Purpose of This Paper

Innovation and involvement have come to be ascribed an almost mystical potency for the task of bringing more relevant services and more human relationships to clients of service organizations. Many descriptive

and hortatory articles have appeared in the social welfare and health literature concerning the virtues of contemporary organizations exhibiting these characteristics, but little in the way of hard thinking about their real implications to service organizations has been done. The majority of the articles are reprises of proposals, or accounts of the first year or two of a program, with an emphasis upon positive prospects or accomplishments and little critical analysis beyond that.

Much of the literature in organization theory suggests that the problems of survival and imperatives placed upon the organization from the outside and inside will force innovative organizations to become more like currently existing organizations which perform the same or similar functions. For example, Rosengren (1970) has conjectured that, despite "scanty" empirical evidence, organizations may possibly follow quite inexorable careers with discernible stages from beginning to end. If such a phenomenon as an "organizational career" (Rosengren, 1967, 1968, 1970; Lefton and Rosengren, 1966; Rosengren and Lefton, 1969) does exist, then it may be necessary to reconsider the placement of so much value on the emphases of innovation and involvement of clients in organizations.

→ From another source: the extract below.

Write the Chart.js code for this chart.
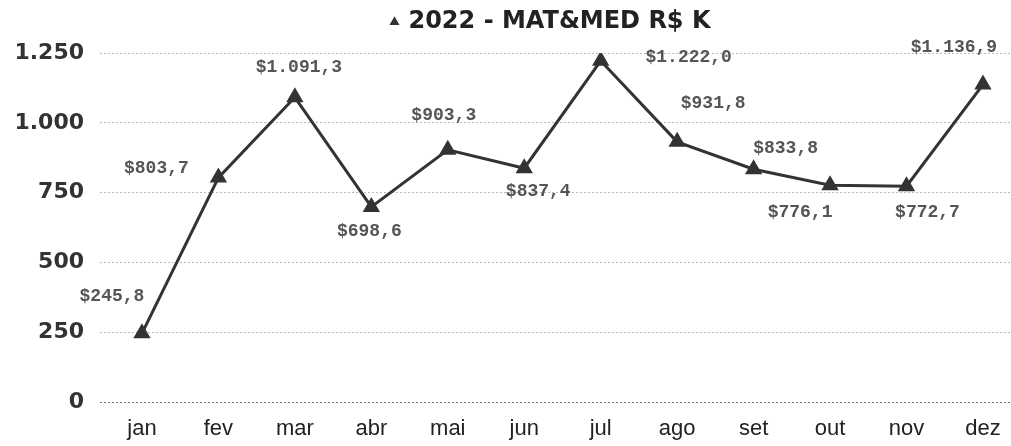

Following will be a brief sketch of the theoretical position taken in this paper, and of various propositions proffered by organization theorists with a view toward considering:

  1. The possible gap between rhetoric and reality about contemporary service organizations.
  2. Some thoughts about service organizations and a line of research implied by this short review.

The thesis of this paper is that contemporary organizations may not be "new" organizations in terms of being novel approaches to the problem of organizing service structures, but rather "new" organizations in terms of age alone.